Perdas
O caráter que todos dizem, é uma questão de tempo, é uma questão de amadurecimento. Os anos passam e você percebe o quão hipócrita é ao julgar que o seu caráter é bom, pois, no decorrer da vida, você, várias vezes, torna-se aquilo que detestava. E, em busca de uma personalidade só sua, em busca da verdade, em busca da perfeição, torna-se um monte de nada. Eu acho que me tornei um monte de nada. Isso aconteceu porque no meio de tantas máscaras que criei na tentativa de agradar e ser aceito, acabei me perdendo. Acho que me deixei lá na minha cidade natal quando o tal do Destino resolveu brincar comigo. É que eu, aos 11 anos, era uma criança tímida, assustada, sem amigos que acabara de chegar ao lugar onde todos já se conheciam e tentei me inventar pra ser agradável aos olhos alheios.
A vida anda e mesmo sabendo que as mudanças fazem parte dela, eu não consigo aceitar completamente. Eu sinto essa saudade, essa nostalgia, essa vontade de voltar pro meu "lar doce lar". Não que eu seja incapaz de viver aonde a vida me joga, eu sou incapaz de me sentir em qualquer lugar que não seja onde nasci. É assim: minha carcaça fica vagando por aí, jogada, sozinha, enquanto minha essência e vitalidade ficam à minha espera naquele quintal em que fui criado. E quando volto pra lá... Ah, que sensação boa! É como se um enorme feixe de luz branca me invadisse, como se eu fosse preenchido por algo que, aparentemente, nunca conhecera.
Mas toda essa incerteza que temos em relação a nós mesmos, é uma coisa com a qual devemos nos acostumar, afinal, somos todos vulneráveis à mudança devido aos fatos que podem ocorrer durante nossa existência e mudar todas as concepções que tínhamos até então. Sim, eu tento me acostumar com essas peripécias da vida, mas às vezes me dói ver que elas me obrigam a deixar tudo pra trás e me reconstruir, rever todas as certezas que tinha e me acostumar com toda a maldade que há no mundo. Dói-me ter que criar novos relacionamentos e –consequentemente- afastar-me dos antigos.
Também me incomoda ver a pessoa que eu mais amo –ou amava, até então- se distanciando de mim.

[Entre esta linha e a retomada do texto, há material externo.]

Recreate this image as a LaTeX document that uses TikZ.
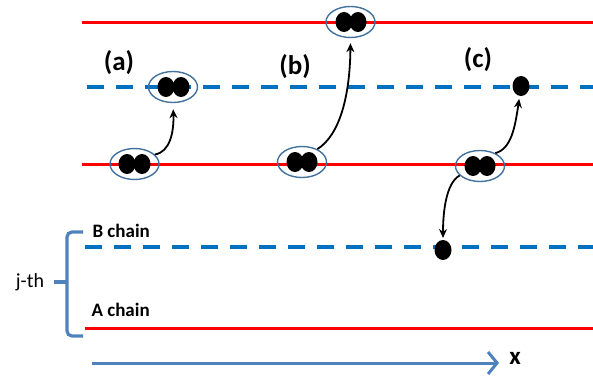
\documentclass[tikz,border=0pt]{standalone}
\usepackage{fontspec}
\setmainfont{Carlito}
\usetikzlibrary{shapes.geometric,arrows.meta}
\definecolor{chainred}{HTML}{FF0000}
\definecolor{chainblue}{HTML}{0070C0}
\definecolor{ringblue}{HTML}{41719C}
\definecolor{axisblue}{HTML}{4F81BD}
\tikzset{
  achain/.style={draw=chainred, line width=3pt},
  bchain/.style={draw=chainblue, line width=3.5pt, dash pattern=on 17pt off 12pt},
  pair/.style={ellipse, draw=ringblue, line width=1.4pt, inner sep=0pt, minimum width=49pt, minimum height=31pt},
  dot/.style={ellipse, fill=black, inner sep=0pt, minimum width=17pt, minimum height=20pt},
  hop/.style={-{Stealth[length=9pt,width=8pt]}, line width=1.8pt, black},
  tag/.style={font=\fontsize{27}{29}\selectfont\bfseries},
  chainlabel/.style={font=\fontsize{19}{21}\selectfont\bfseries, anchor=west},
  brace/.style={draw=axisblue, line width=3.2pt}
}
\begin{document}
\begin{tikzpicture}[x=1pt,y=-1pt]
\useasboundingbox (0,0) rectangle (593,377);

% chains of the upper rows
\draw[achain] (82,23) -- (593,23);
\draw[bchain] (87,87) -- (593,87);
\draw[achain] (82,164) -- (593,164);

% j-th row
\draw[bchain] (85,247) -- (593,247);
\draw[achain] (85,328) -- (593,328);
\node[chainlabel] (lb) at (89,231) {B chain};
\node[chainlabel] (la) at (88,310) {A chain};

% bracket marking the j-th row
\draw[brace, rounded corners=5pt] (83,232) -- (67,232) -- (67,336) -- (83,336);
\draw[brace] (67,282) -- (54,282);
\node[font=\fontsize{20}{22}\selectfont] (jth) at (30,282) {j-th};

% x axis
\coordinate (xs) at (92,363);
\coordinate (xe) at (499,363);
\draw[draw=axisblue, line width=3pt, -{Straight Barb[length=9pt,width=22pt,line width=3pt]}] (xs) -- (xe);
\node[font=\fontsize{25}{27}\selectfont\bfseries] (xl) at (515,358) {x};

% case labels
\node[tag] (ta) at (119,63) {(a)};
\node[tag] (tb) at (295,67) {(b)};
\node[tag] (tc) at (478,60) {(c)};

% (a): pair hops from A chain to B chain
\node[dot] (a1l) at (127,164) {};
\node[dot] (a1r) at (142,164) {};
\node[pair] (a1) at (134.5,164) {};
\node[dot] (a2l) at (166,87) {};
\node[dot] (a2r) at (181,87) {};
\node[pair] (a2) at (173,87) {};
\draw[hop, shorten >=6pt] (a1.25) .. controls (170,152) and (174,132) .. (a2.south);

% (b): pair hops to the next A chain
\node[dot] (b1l) at (295,162) {};
\node[dot] (b1r) at (309,162) {};
\node[pair] (b1) at (302,162) {};
\node[dot] (b2l) at (344,22) {};
\node[dot] (b2r) at (358,22) {};
\node[pair] (b2) at (350.5,22) {};
\draw[hop, shorten >=5pt] (b1.40) .. controls (340,135) and (350,95) .. (b2.south);

% (c): pair splits onto both neighbouring B chains
\node[dot] (c1l) at (473,166) {};
\node[dot] (c1r) at (487,166) {};
\node[pair] (c1) at (480,166) {};
\node[dot] (c2) at (521,86) {};
\node[dot] (c3) at (443,250) {};
\draw[hop, shorten >=13pt] (c1.40) .. controls (511,149) and (515,128) .. (c2.center);
\draw[hop, shorten >=12pt] (c1.205) .. controls (446,183) and (443,212) .. (c3.center);
\end{tikzpicture}
\end{document}
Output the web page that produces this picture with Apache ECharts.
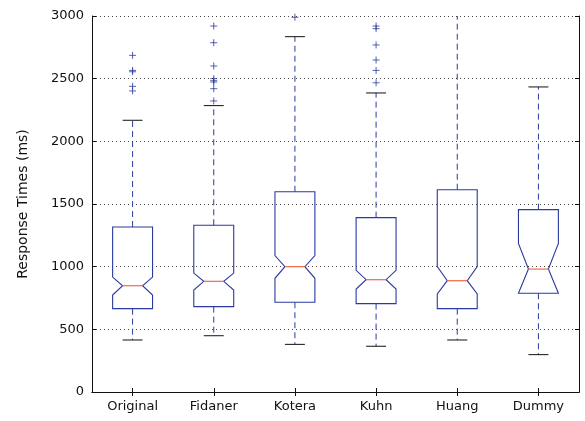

Eu posso vê-lo saindo, posso vê-lo levando o pouco que pegou de mim... Não entendo as pessoas. Não me entendo, muito menos com relação a isso: eu amo intensamente, eu o quero por perto, mas ao mesmo tempo, eu o detesto, quero que suma da minha frente. E quando, aos poucos, vai desaparecendo, eu quero que volte.
Eu quero que volte, mas vou deixando de sentir falta, deixo que vá, deixo que leve as histórias, os bons momentos... E o amor intenso, reprimo-o em um nó que fica preso na minha garganta, que me sufoca e me impede de gritar “VOLTA!”. Volta... Volta, mas volta meu, volta e se entrega a mim, volta e coloca o coração em minhas mãos. Volta e me beija, porque assim o tal amor intenso não fica contido, porque assim eu não te detesto. Volta e me ama, porque assim eu posso te amar. Sem culpa. Sem dor.
Aos poucos a indiferença vai tomando conta de mim. Começo a sentir o vazio que me preenche, percebo o estrago que ele faz à minha mente. Parece-me que o Destino andou pregando outra peça. O tempo andou nos afastando e fazendo com que isso parecesse natural, para que em algum momento, eu me desse conta da perda. Mas esse momento é o “tarde demais”, é o momento em que eu tenho que deixar tudo ir embora e me reconstruir.
Os anos passam, as pessoas mudam. Eu mudo. Eu mudei. Eu que acreditava ser uma pessoa tão imutável, que acreditava que o certo era o que eu era e o errado era o que eu sou, me perdi em meio a tantos eu.